As meninas que moravam comigo eram legais: uma era estudante de direito, a outra estudava serviço social. A do direito era engraçada e tinha um nariz todo charmoso. A do serviço social era vítima de doces e rosquinhas: seu quadril era a maior evidência. Ela também tinha um namorado que trabalhava com informática e usava essas roupas sociais de poliéster que se compra em lojas que amam balaios. Seu namorado era carioca: tudo o que ele falava terminava com “aim” ou “iísh”. Suas piadas eram muito engraçadas em algum planeta que eu não conhecia.

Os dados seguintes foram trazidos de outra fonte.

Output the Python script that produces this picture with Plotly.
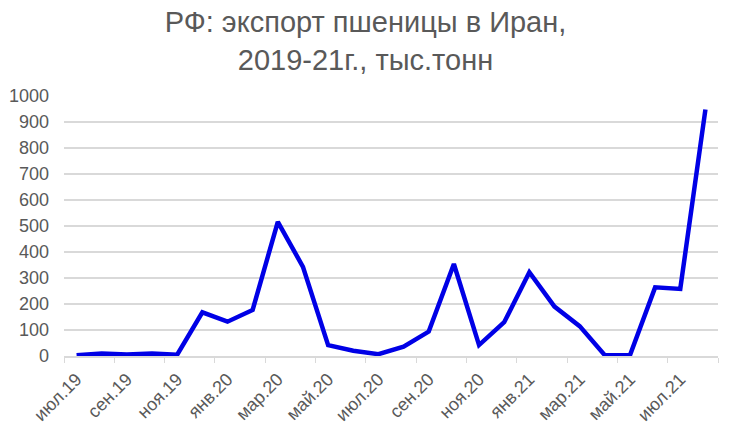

Meu namorado legal frequentava o apartamento com frequência e tudo ia bem. Me descobri fazendo compras periodicamente, lavando minhas próprias roupas e contando dinheirinhos para não passar nenhum perrengue. Lembro que meus salários somados davam conta do aluguel, minhas despesas e me sobravam R$50. Eu geralmente comprava coisas parceladas e dividia em X vezes de R$50. Um dia eu vi que não tinha nenhum carnê, nem boleto, nem nada. Eu teria R$50 sobrando naquele mês. Você não faz idéia do que isso significava para mim. Fiquei imaginando o que fazer com os cinquenta reais sobressalentes. Pensei em várias coisas, mas não fiz nada. Guardei a onça na gaveta até pensar em algo inteligente para comprar.
Num feriado prolongado acabei com o apartamento só para mim. As meninas aproveitaram para visitar suas famílias e eu aproveitei para tocar violão, andar pelada, dormir infinito, usar o banheiro por tempo indeterminado e na hora que eu quisesse, cozinhar e não lavar a louça imediatamente. Meu único compromisso era uma micro-festa de aniversário de uma amiga querida (Ah, a mulher do irmão do ex-noivo. Pois é: acabei ficando amiga dos excluídos da família). Me arrumei e dei de cara na porta. Estava sem minha chave. Passei um bocado de tempo procurando a bendita e acabou que não achei.
Ela havia ficado no meu trabalho. Meu trabalho era a academia da minha mãe. Só minha mãe tinha a chave. Meu orgulho apagou a possibilidade de eu ligar pedindo ajuda para minha mãe porque ela não falava comigo há semanas. Chorando, peguei uma lista telefônica local e procurei “chaveiro”. Liguei e ele foi me libertar. A operação dele deve ter levado uns 40 minutos. Eu não tinha smartphone, nem computador, nem internet no apartamento. Fiquei sentada no chão, olhando para a porta tal qual cachorro esperando dono.
Depois do barulho de alguma coisa quebrando, fez-se a luz e vi o chaveiro pela primeira vez. Ele era gordo e tinha as extremidades dos dedos escuras. “Pronto, moça. São quarenta e dois e cinquenta”. Achei ter ouvido errado “oi?”. “Quarenta e dois e cinquenta”. “Credo moço, me dá um desconto!”. “Hoje é sábado. Sábado não tem desconto”. Tirei a onça da gaveta bem devagar e entreguei pra ele, que me devolveu o troco em notas amassadas e centenas de moedas. “Obrigado, moça. Precisando aí, é só chamar”.
Fui para o aniversário com sete reais e cinquenta centavos. Não tinha nem dinheiro pra comprar presente. Acabei parando na confeitaria e comprei um bolo de banana. Cheguei na cervejaria às quatro da tarde, com uma cuca na mão, uma tristezinha no rosto e R$3,50 no bolso.